## [Written exercise]
Please find all lines in the data that hold the string "drawn" and copy them.

+++

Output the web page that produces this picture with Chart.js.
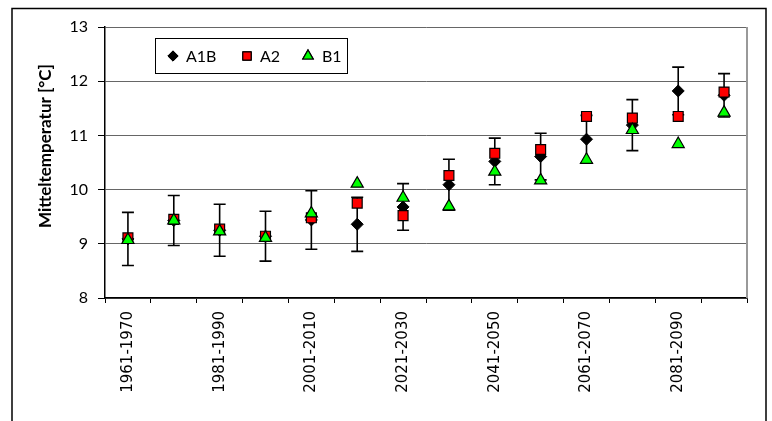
<!DOCTYPE html>
<html>
<head>
<meta charset="utf-8">
<script src="https://cdn.jsdelivr.net/npm/chart.js"></script>
<style>
  html, body { margin: 0; padding: 0; background: #fff; }
  #wrap { position: relative; width: 772px; height: 421px; }
</style>
</head>
<body>
<div id="wrap"><canvas id="myChart" width="772" height="421"></canvas></div>
<script>
const categories = ['1961-1970', '1971-1980', '1981-1990', '1991-2000', '2001-2010', '2011-2020', '2021-2030',
  '2031-2040', '2041-2050', '2051-2060', '2061-2070', '2071-2080', '2081-2090', '2091-2100'];
const a1b = [9.09, 9.43, 9.25, 9.14, 9.44, 9.36, 9.68, 10.09, 10.52, 10.61, 10.93, 11.19, 11.82, 11.74];
const a2 = [9.11, 9.45, 9.27, 9.14, 9.48, 9.75, 9.52, 10.26, 10.67, 10.74, 11.35, 11.32, 11.35, 11.80];
const b1 = [9.07, 9.43, 9.23, 9.11, 9.56, 10.11, 9.85, 9.69, 10.33, 10.17, 10.55, 11.10, 10.84, 11.42];
const a1bErr = [0.49, 0.46, 0.48, 0.46, 0.54, 0.50, 0.43, 0.47, 0.43, 0.43, 0.44, 0.47, 0.44, 0.40];
const yTicks = [8, 9, 10, 11, 12, 13];

// error bars for A1B, drawn under the markers
const errorBars = {
  id: 'errorBars',
  beforeDatasetsDraw(chart) {
    const ctx = chart.ctx;
    const x = chart.scales.x, y = chart.scales.y;
    ctx.save();
    ctx.strokeStyle = '#000';
    ctx.lineWidth = 1.6;
    a1b.forEach((v, i) => {
      const px = x.getPixelForValue(i);
      const top = y.getPixelForValue(v + a1bErr[i]);
      const bot = y.getPixelForValue(v - a1bErr[i]);
      ctx.beginPath();
      ctx.moveTo(px, top); ctx.lineTo(px, bot);
      ctx.moveTo(px - 6, top); ctx.lineTo(px + 6, top);
      ctx.moveTo(px - 6, bot); ctx.lineTo(px + 6, bot);
      ctx.stroke();
    });
    ctx.restore();
  }
};

const frame = {
  id: 'frame',
  afterDraw(chart) {
    const ctx = chart.ctx;
    const a = chart.chartArea;
    ctx.save();
    // right edge of plot area
    ctx.strokeStyle = '#999';
    ctx.lineWidth = 2;
    ctx.beginPath();
    ctx.moveTo(a.right, a.top); ctx.lineTo(a.right, a.bottom);
    ctx.stroke();

    // outer chart border
    ctx.strokeStyle = '#000';
    ctx.lineWidth = 1.5;
    ctx.beginPath();
    ctx.moveTo(12, 421); ctx.lineTo(12, 8.5); ctx.lineTo(766, 8.5); ctx.lineTo(766, 421);
    ctx.stroke();

    // y axis title
    ctx.fillStyle = '#000';
    ctx.font = 'bold 17px Lato';
    ctx.textAlign = 'center';
    ctx.textBaseline = 'middle';
    ctx.translate(46, 146);
    ctx.rotate(-Math.PI / 2);
    ctx.fillText('Mitteltemperatur [°C]', 0, 0);
    ctx.restore();

    // legend box
    ctx.save();
    ctx.fillStyle = '#fff';
    ctx.fillRect(155, 38, 192, 35);
    ctx.strokeStyle = '#000';
    ctx.lineWidth = 1;
    ctx.strokeRect(155.5, 38.5, 192, 35);
    const items = [[173, 186], [247, 260], [308, 322]];
    ctx.font = '16px Lato';
    ctx.textBaseline = 'middle';
    ctx.textAlign = 'left';
    chart.data.datasets.forEach((ds, i) => {
      const [mx, tx] = items[i];
      Chart.helpers.drawPoint(ctx, {
        pointStyle: ds.pointStyle,
        radius: ds.pointRadius * 0.85,
        borderWidth: ds.pointBorderWidth
      }, mx, 56);
      ctx.fillStyle = ds.backgroundColor;
      ctx.strokeStyle = ds.borderColor;
      ctx.lineWidth = ds.pointBorderWidth;
      ctx.fill();
      ctx.stroke();
      ctx.fillStyle = '#000';
      ctx.fillText(ds.label, tx, 57);
    });
    ctx.restore();
  }
};

const ctx = document.getElementById('myChart').getContext('2d');
new Chart(ctx, {
  type: 'line',
  data: {
    labels: categories,
    datasets: [
      { label: 'A1B', data: a1b, showLine: false, pointStyle: 'rectRot', pointRadius: 6,
        backgroundColor: '#000', borderColor: '#000', pointBorderWidth: 1, order: 3 },
      { label: 'A2', data: a2, showLine: false, pointStyle: 'rect', pointRadius: 7,
        backgroundColor: '#ff0000', borderColor: '#000', pointBorderWidth: 1.2, order: 2 },
      { label: 'B1', data: b1, showLine: false, pointStyle: 'triangle', pointRadius: 7,
        backgroundColor: '#00ff00', borderColor: '#000', pointBorderWidth: 1.2, order: 1 }
    ]
  },
  options: {
    responsive: false,
    animation: false,
    layout: { padding: { left: 0, right: 25, top: 27, bottom: 0 } },
    plugins: {
      legend: { display: false },
      tooltip: { enabled: false }
    },
    scales: {
      x: {
        offset: true,
        grid: { offset: true, drawOnChartArea: false, drawTicks: true, tickLength: 5, tickColor: '#000', lineWidth: 1 },
        border: { color: '#000', width: 1.5 },
        ticks: {
          autoSkip: false,
          minRotation: 90, maxRotation: 90,
          padding: 8,
          color: '#000',
          font: { family: 'DejaVu Sans', size: 15 },
          callback: (v, i) => (i % 2 === 0 ? categories[i] : '')
        },
        afterFit: (s) => { s.height = 123; }
      },
      y: {
        min: 8, max: 13,
        grid: { color: '#666', lineWidth: 1, tickLength: 7, tickColor: '#000' },
        border: { color: '#000', width: 1.5 },
        afterBuildTicks: (s) => { s.ticks = yTicks.map(v => ({ value: v })); },
        ticks: {
          padding: 10,
          color: '#000',
          font: { family: 'Lato', size: 16 }
        },
        afterFit: (s) => { s.width = 105; }
      }
    }
  },
  plugins: [errorBars, frame]
});
</script>
</body>
</html>
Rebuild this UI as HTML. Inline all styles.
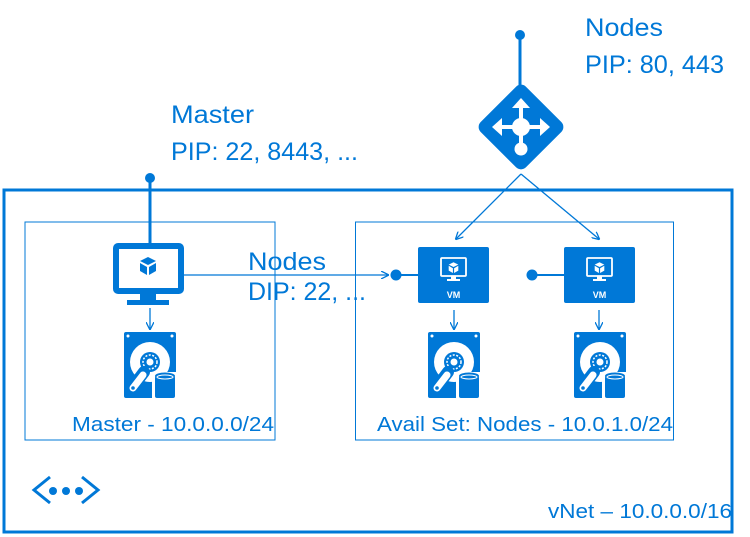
<!DOCTYPE html>
<html><head><meta charset="utf-8"><style>
body{margin:0;background:#fff;}
svg{display:block;font-family:"Liberation Sans",sans-serif;}
</style></head><body>
<svg width="750" height="537" viewBox="0 0 750 537" xmlns="http://www.w3.org/2000/svg">
<defs>
<marker id="ar" markerWidth="8" markerHeight="8" refX="7" refY="4" orient="auto" markerUnits="userSpaceOnUse">
<path d="M0,0 L8,4 L0,8" fill="none" stroke="#0078d7" stroke-width="1.3"/>
</marker>
<g id="cube">
<path d="M0,-8 L8,-4 L0,0 L-8,-4Z" fill="#0078d7"/>
<path d="M-8,-2 L-1,2 L-1,10 L-8,6Z" fill="#0078d7"/>
<path d="M8,-2 L1,2 L1,10 L8,6Z" fill="#0078d7"/>
</g>
<g id="disk">
<rect x="0" y="0" width="52" height="66" rx="2" fill="#0078d7"/>
<circle cx="4" cy="4" r="1.5" fill="#fff"/><circle cx="48" cy="4" r="1.5" fill="#fff"/>
<circle cx="26" cy="30" r="20" fill="#fff"/>
<circle cx="26" cy="30" r="10" fill="#0078d7"/>
<circle cx="26" cy="30" r="7" fill="none" stroke="#fff" stroke-width="1.5" stroke-dasharray="2 1.5"/>
<circle cx="26" cy="30" r="3.5" fill="#fff"/>
<path d="M20,40 L8,56" stroke="#0078d7" stroke-width="12" stroke-linecap="round"/>
<path d="M19,43 L9,56" stroke="#fff" stroke-width="7" stroke-linecap="round"/>
<circle cx="9" cy="56" r="1.8" fill="#0078d7"/>
<rect x="28" y="40" width="26" height="30" fill="#fff"/>
<rect x="31" y="44" width="20" height="22" rx="2" fill="#0078d7"/>
<ellipse cx="41" cy="44" rx="10" ry="3.5" fill="#0078d7"/>
<ellipse cx="41" cy="45" rx="8" ry="2" fill="none" stroke="#fff" stroke-width="1"/>
</g>
<g id="vm">
<rect x="0" y="0" width="71" height="56" rx="2" fill="#0078d7"/>
<rect x="23" y="11" width="25" height="18" rx="1" fill="none" stroke="#fff" stroke-width="1.8"/>
<rect x="33" y="29" width="5" height="3" fill="#fff"/>
<rect x="29" y="32" width="13" height="2" fill="#fff"/>
<g transform="translate(35.5,20) scale(0.6)"><path d="M0,-8 L8,-4 L0,0 L-8,-4Z" fill="#fff"/><path d="M-8,-2 L-1,2 L-1,10 L-8,6Z" fill="#fff"/><path d="M8,-2 L1,2 L1,10 L8,6Z" fill="#fff"/></g>
<text x="35.5" y="51" font-size="9" font-weight="bold" fill="#fff" text-anchor="middle">VM</text>
</g>
</defs>

<rect x="4" y="190" width="728" height="342" fill="none" stroke="#0078d7" stroke-width="3"/>
<rect x="25" y="222" width="250" height="218" fill="none" stroke="#0078d7" stroke-width="1"/>
<rect x="355.5" y="222" width="318" height="218" fill="none" stroke="#0078d7" stroke-width="1"/>

<circle cx="150" cy="178" r="5" fill="#0078d7"/>
<line x1="150" y1="178" x2="150" y2="244" stroke="#0078d7" stroke-width="3"/>
<rect x="116" y="246" width="65" height="45" rx="2" fill="none" stroke="#0078d7" stroke-width="6"/>
<rect x="140" y="293" width="16" height="8" fill="#0078d7"/>
<rect x="127" y="300" width="42" height="5" fill="#0078d7"/>
<use href="#cube" transform="translate(148,265)"/>
<line x1="183" y1="275" x2="388" y2="275" stroke="#0078d7" stroke-width="1.3" marker-end="url(#ar)"/>
<line x1="150" y1="308" x2="150" y2="329" stroke="#0078d7" stroke-width="1.3" marker-end="url(#ar)"/>
<use href="#disk" transform="translate(124,332)"/>

<circle cx="520" cy="35" r="5" fill="#0078d7"/>
<line x1="520" y1="35" x2="520" y2="86" stroke="#0078d7" stroke-width="3"/>
<rect x="489" y="95" width="64" height="64" rx="7" fill="#0078d7" transform="rotate(45 521 127)"/>
<circle cx="521" cy="127" r="9" fill="#fff"/>
<line x1="521" y1="127" x2="521" y2="146" stroke="#fff" stroke-width="4"/>
<circle cx="521" cy="149" r="6.5" fill="#fff"/>
<line x1="521" y1="127" x2="521" y2="106" stroke="#fff" stroke-width="4"/>
<path d="M512,108 L521,98 L530,108Z" fill="#fff"/>
<line x1="500" y1="127" x2="542" y2="127" stroke="#fff" stroke-width="4"/>
<path d="M502,118 L492,127 L502,136Z" fill="#fff"/>
<path d="M540,118 L550,127 L540,136Z" fill="#fff"/>
<line x1="521" y1="174" x2="456" y2="239" stroke="#0078d7" stroke-width="1.3" marker-end="url(#ar)"/>
<line x1="521" y1="174" x2="599" y2="239" stroke="#0078d7" stroke-width="1.3" marker-end="url(#ar)"/>

<circle cx="396" cy="275" r="5.5" fill="#0078d7"/>
<line x1="396" y1="275" x2="418" y2="275" stroke="#0078d7" stroke-width="2"/>
<use href="#vm" transform="translate(418,247)"/>
<circle cx="532" cy="275" r="5.5" fill="#0078d7"/>
<line x1="532" y1="275" x2="564" y2="275" stroke="#0078d7" stroke-width="2"/>
<use href="#vm" transform="translate(564,247)"/>
<line x1="454" y1="310" x2="454" y2="329" stroke="#0078d7" stroke-width="1.3" marker-end="url(#ar)"/>
<line x1="599" y1="310" x2="599" y2="329" stroke="#0078d7" stroke-width="1.3" marker-end="url(#ar)"/>
<use href="#disk" transform="translate(428,332)"/>
<use href="#disk" transform="translate(574,332)"/>

<path d="M50,477 L34,490 L50,503" fill="none" stroke="#0078d7" stroke-width="3"/>
<path d="M82,477 L98,490 L82,503" fill="none" stroke="#0078d7" stroke-width="3"/>
<circle cx="53" cy="491" r="4" fill="#0078d7"/><circle cx="66" cy="491" r="4" fill="#0078d7"/><circle cx="79" cy="491" r="4" fill="#0078d7"/>

<g fill="#0078d7">
<text x="171" y="123" font-size="25" textLength="83" lengthAdjust="spacingAndGlyphs">Master</text>
<text x="171" y="160" font-size="25" textLength="187" lengthAdjust="spacingAndGlyphs">PIP: 22, 8443, ...</text>
<text x="585" y="36" font-size="25" textLength="78" lengthAdjust="spacingAndGlyphs">Nodes</text>
<text x="585" y="73" font-size="25" textLength="139" lengthAdjust="spacingAndGlyphs">PIP: 80, 443</text>
<text x="248" y="270" font-size="25" textLength="78" lengthAdjust="spacingAndGlyphs">Nodes</text>
<text x="248" y="300" font-size="25" textLength="118" lengthAdjust="spacingAndGlyphs">DIP: 22, ...</text>
<text x="72" y="431" font-size="20" textLength="202" lengthAdjust="spacingAndGlyphs">Master - 10.0.0.0/24</text>
<text x="377" y="431" font-size="20" textLength="296" lengthAdjust="spacingAndGlyphs">Avail Set: Nodes - 10.0.1.0/24</text>
<text x="548" y="518" font-size="20" textLength="184" lengthAdjust="spacingAndGlyphs">vNet – 10.0.0.0/16</text>
</g>
</svg>
</body></html>
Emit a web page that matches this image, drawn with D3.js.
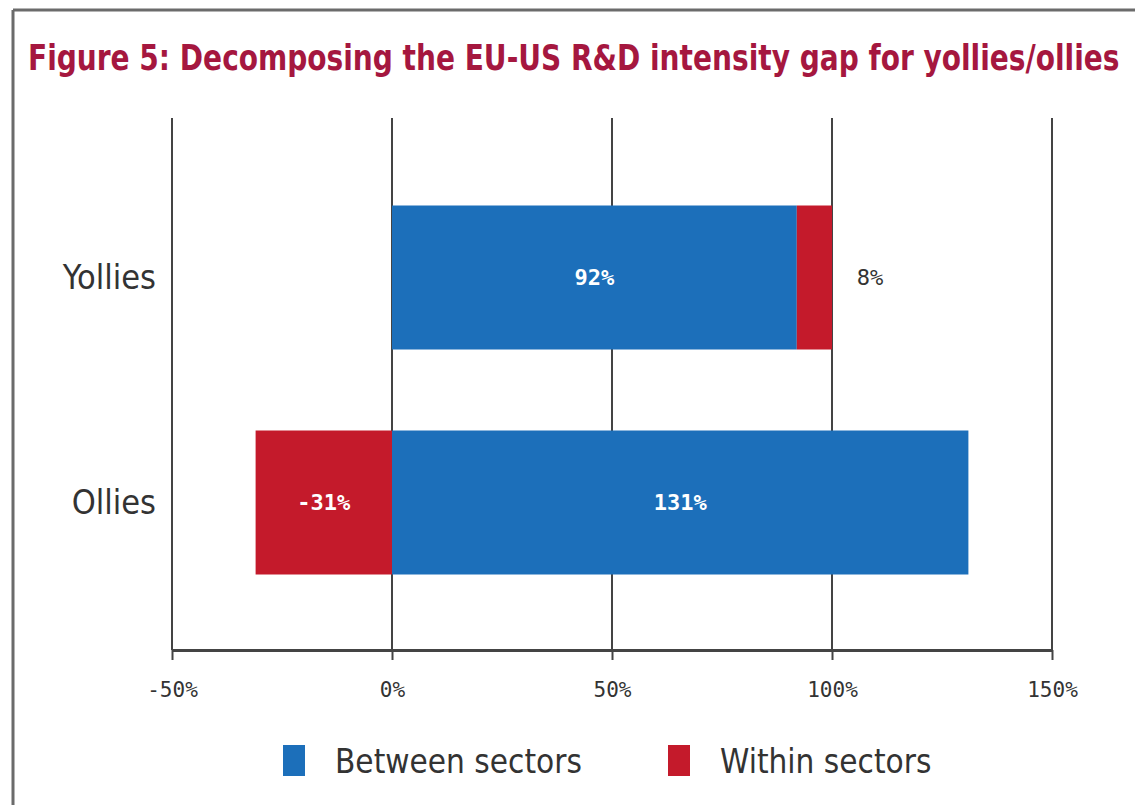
<!DOCTYPE html>
<html>
<head>
<meta charset="utf-8">
<script src="https://cdn.jsdelivr.net/npm/d3@7"></script>
<style>
  body { margin: 0; background: #fff; }
  svg { display: block; }
</style>
</head>
<body>
<svg id="chart" width="1135" height="805"></svg>
<script>
let categories = ["Yollies", "Ollies"];
let betweenValues = [92, 131];
let withinValues = [8, -31];
let tickValues = [-50, 0, 50, 100, 150];
let seriesNames = ["Between sectors", "Within sectors"];
let seriesColors = ["#1c6fba", "#c41a2b"];

let width = 1135, height = 805;
let svg = d3.select("#chart");

// frame
svg.append("line")
    .attr("x1", 13).attr("x2", width)
    .attr("y1", 10).attr("y2", 10)
    .attr("stroke", "#6b6b6b").attr("stroke-width", 3);
svg.append("line")
    .attr("x1", 13).attr("x2", 13)
    .attr("y1", 10).attr("y2", height)
    .attr("stroke", "#6b6b6b").attr("stroke-width", 3);

// title, squeezed horizontally to fit like the condensed original
let title = svg.append("text")
    .style("font-family", "'DejaVu Sans Condensed', 'Liberation Sans Narrow', sans-serif")
    .style("font-weight", "bold")
    .style("font-size", "36px")
    .style("fill", "#a5173f")
    .text("Figure 5: Decomposing the EU-US R&D intensity gap for yollies/ollies");
let titleLen = title.node().getComputedTextLength();
let squeeze = Math.min(1, 1092 / titleLen);
title.attr("transform", "translate(28, 70) scale(" + squeeze + ", 1)");

let xScale = d3.scaleLinear()
    .domain([-50, 150])
    .range([172, 1052]);

let yScale = d3.scaleBand()
    .domain(categories)
    .range([120, 660])
    .paddingInner(0.36)
    .paddingOuter(0.38);

// gridlines
svg.selectAll(".grid")
    .data(tickValues)
    .enter()
    .append("line")
    .attr("class", "grid")
    .attr("x1", d => xScale(d)).attr("x2", d => xScale(d))
    .attr("y1", 118).attr("y2", 650)
    .attr("stroke", "#444").attr("stroke-width", 2);

// stacked segments: between from 0, within stacked after positive / before 0 when negative
let segments = [];
categories.forEach(function(cat, i) {
    segments.push({cat: cat, s: 0, x0: 0, x1: betweenValues[i], v: betweenValues[i]});
    let w = withinValues[i];
    if (w >= 0) {
        segments.push({cat: cat, s: 1, x0: betweenValues[i], x1: betweenValues[i] + w, v: w});
    } else {
        segments.push({cat: cat, s: 1, x0: w, x1: 0, v: w});
    }
});

svg.selectAll(".bar")
    .data(segments)
    .enter()
    .append("rect")
    .attr("class", "bar")
    .attr("x", d => xScale(Math.min(d.x0, d.x1)))
    .attr("width", d => Math.abs(xScale(d.x1) - xScale(d.x0)))
    .attr("y", d => yScale(d.cat))
    .attr("height", yScale.bandwidth())
    .attr("fill", d => seriesColors[d.s]);

function isWide(d) {
    return Math.abs(xScale(d.x1) - xScale(d.x0)) > 60;
}

// bar labels
svg.selectAll(".barLabel")
    .data(segments)
    .enter()
    .append("text")
    .attr("class", "barLabel")
    .attr("x", d => isWide(d) ? (xScale(d.x0) + xScale(d.x1)) / 2 : xScale(d.x1) + 38)
    .attr("y", d => yScale(d.cat) + yScale.bandwidth() / 2)
    .attr("dy", "0.35em")
    .attr("text-anchor", "middle")
    .style("font-family", "'DejaVu Sans Mono', monospace")
    .style("font-weight", d => isWide(d) ? "bold" : "normal")
    .style("font-size", "22px")
    .style("fill", d => isWide(d) ? "#fff" : "#333")
    .text(d => d.v + "%");

// x axis
let xAxis = svg.append("g")
    .attr("class", "x_axis")
    .attr("transform", "translate(0, 650)")
    .call(d3.axisBottom(xScale)
        .tickValues(tickValues)
        .tickSize(10)
        .tickSizeOuter(0)
        .tickPadding(22)
        .tickFormat(d => d + "%"));
xAxis.select(".domain")
    .attr("stroke", "#444").attr("stroke-width", 3);
xAxis.selectAll(".tick line")
    .attr("stroke", "#444").attr("stroke-width", 2);
xAxis.selectAll("text")
    .style("font-family", "'DejaVu Sans Mono', monospace")
    .style("font-size", "21px")
    .style("fill", "#333");

// category labels
svg.selectAll(".catLabel")
    .data(categories)
    .enter()
    .append("text")
    .attr("class", "catLabel")
    .attr("x", 156)
    .attr("y", d => yScale(d) + yScale.bandwidth() / 2)
    .attr("dy", "0.35em")
    .attr("text-anchor", "end")
    .style("font-family", "'DejaVu Sans Condensed', 'Liberation Sans Narrow', sans-serif")
    .style("font-size", "34px")
    .style("fill", "#333")
    .text(d => d);

// legend
let legendX = [283, 668];
let legend = svg.selectAll(".legend")
    .data(seriesNames)
    .enter()
    .append("g")
    .attr("class", "legend")
    .attr("transform", (d, i) => "translate(" + legendX[i] + ", 745)");
legend.append("rect")
    .attr("width", 22).attr("height", 31)
    .attr("fill", (d, i) => seriesColors[i]);
legend.append("text")
    .attr("x", 52).attr("y", 16)
    .attr("dy", "0.35em")
    .style("font-family", "'DejaVu Sans Condensed', 'Liberation Sans Narrow', sans-serif")
    .style("font-size", "33px")
    .style("fill", "#333")
    .text(d => d);
</script>
</body>
</html>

+++

## [Finished exercise]
// error bars for A1B, drawn under the markers
Emit a web page that matches this image, drawn with D3.js.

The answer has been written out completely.